Central Asia and the South Caucasus tighten coronavirus lockdowns

YEREVAN/April 5 (The Bulletin) — Battling to stop the spread of the coronavirus, governments in Central Asia and the South Caucasus intensified lockdowns that ban people from leaving their homes.

At least 17 people have died across the region with the COVID-19 disease caused by the coronavirus, although analysts think the real figure could be many more. Health ministries and international donors are now worried that the region’s underfunded and under-resourced hospitals and health systems will buckle if there is a surge in infections.

On March 26, Armenian deputy PM Mher Grigoryan appeared to betray his nervousness about whether Armenia’s health service could cope with rising infections.

“We have an obvious problem, which is outstanding everywhere else in the world and it is important to solve here in Armenia,” he was quoted as saying. “It is the modernisation and re-equipment of the healthcare system. Here, too, we must take measures.”

In the region, only Tajikistan and Turkmenistan have not reported any infections, to the derision of observers who think it is unlikely that either country has escaped the coronavirus that has been ripping across the world since it appeared in central China in December. 

Armenia and Kazakhstan have been worst hit by the coronavirus, with 822 and 569 people infected by April 5, but Kyrgyzstan appears to be most vulnerable economically.
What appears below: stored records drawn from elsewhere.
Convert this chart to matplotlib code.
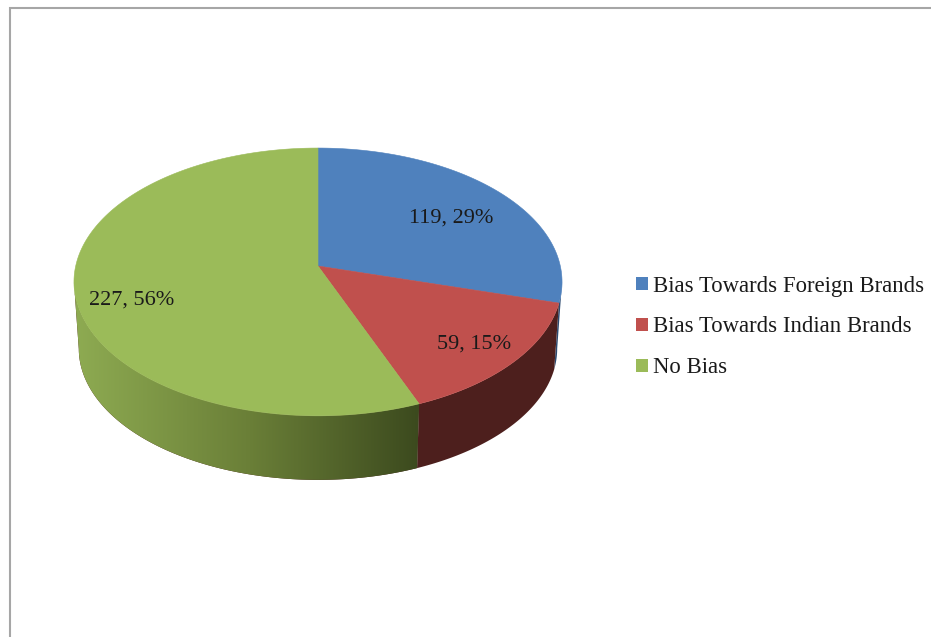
import numpy as np
import matplotlib
matplotlib.use('Agg')
import matplotlib.pyplot as plt
from matplotlib.colors import LinearSegmentedColormap
from matplotlib.patches import Patch, Polygon

labels = ['Bias Towards Foreign Brands', 'Bias Towards Indian Brands', 'No Bias']
values = [119, 59, 227]
top_colors = ['#4f81bd', '#c0504d', '#9bbb59']
side_colors = ['#2c4a70', '#4d1f1d', '#4d1f1d']
green_side = ['#8eab52', '#6b8038', '#3c4a1e']

plt.rcParams['font.family'] = ['Liberation Serif', 'DejaVu Serif']

total = sum(values)
# clockwise from 12 o'clock
edges = 2 * np.pi * np.cumsum([0] + values) / total


# perspective of a flat disc, angle measured clockwise from the top
def project(theta, cx=318, cy=266, a=242.3, b=132, k=0.119):
    x = np.sin(theta)
    y = -np.cos(theta)
    d = 1 - k * y
    return cx + a * x / d, cy + b * y / d


def arc(t0, t1, **kw):
    t = np.linspace(t0, t1, 200)
    return np.column_stack(project(t, **kw))


floor = dict(cy=333, a=237.5, b=129.4)

fig = plt.figure(figsize=(9.31, 6.37), dpi=100)
ax = fig.add_axes([0, 0, 1, 1])
ax.set_xlim(0, 931)
ax.set_ylim(637, 0)
ax.axis('off')

# frame, only top and left show
ax.plot([10, 10, 931], [637, 8, 8], color='#a6a6a6', lw=1.5, solid_joinstyle='miter')

# side walls, from the right silhouette round to the left one
ends = [(1.69, edges[1]), (edges[1], edges[2]), (edges[2], 4.59)]
for i, (t0, t1) in enumerate(ends):
    wall = np.vstack([arc(t0, t1), arc(t0, t1, **floor)[::-1]])
    patch = Polygon(wall, closed=True, fc=side_colors[i], ec='none', zorder=2)
    ax.add_patch(patch)
    if i == 2:
        cmap = LinearSegmentedColormap.from_list('side', green_side)
        im = ax.imshow(np.linspace(0, 1, 256)[None, :], cmap=cmap, aspect='auto',
                       extent=[74, 419, 480, 270], zorder=3)
        im.set_clip_path(patch)
ax.set_xlim(0, 931)
ax.set_ylim(637, 0)

# top face
for i in range(3):
    rim = arc(edges[i], edges[i + 1])
    face = np.vstack([[project(0.0, a=0, b=0)], rim])
    ax.add_patch(Polygon(face, closed=True, fc=top_colors[i], ec=top_colors[i], lw=0.4, zorder=4))

# data labels
label_pos = [(451, 218), (474, 344), (132, 300)]
for v, (x, y) in zip(values, label_pos):
    ax.text(x, y, f'{v}, {round(100 * v / total)}%', ha='center', va='center',
            fontsize=16, color='#1a1a1a', zorder=5)

handles = [Patch(fc=c, ec='none') for c in top_colors]
ax.legend(handles, labels, loc='center left', bbox_to_anchor=(636 / 931, 1 - 327 / 637),
          frameon=False, fontsize=16.4, handlelength=0.53, handleheight=0.53,
          handletextpad=0.22, labelspacing=0.87, labelcolor='#1a1a1a',
          borderpad=0, borderaxespad=0)

fig.savefig('out.png', dpi=100)
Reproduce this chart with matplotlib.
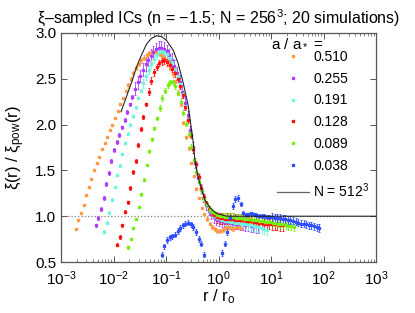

Kyrgyz President Sooronbai Jeenbekov has already asked for emergency financial support from the IMF.

As for the intensified lockdowns, the Kazakh authorities have told people that they can only leave their homes every other day and in Azerbaijan people have to notify the police via an app or an SMS if they are going out onto the street.

In Armenia, where PM Nikol Pashinyan had only a few weeks ago said that the coronavirus could easily be beaten, the government has ordered all businesses, restaurants and cafes to close until at least April 10.

He has been criticised for holding referendum campaign rallies in March that may have contributed to the spread of the coronavirus.

“Compared to Azerbaijan and Georgia, our corona infection stats are higher. Am I the first to say that the reason for this is the referendum campaign?” said Samvel Grigoryan, a public health analyst. 

A referendum on the status of the country’s top judges had been set for April 5. This has now been postponed.

Armenia’s government has said that the rate of infection is slowing, but people told The Bulletin’s correspondent that they are worried.

“We need to obey,” said Margarita Aghayan, 56, who is confined to her two-room apartment in a Yerevan suburb with her husband, her daughter and granddaughter.

“I feel very scared. I feel horror. I am scared of the people who don’t take this seriously.”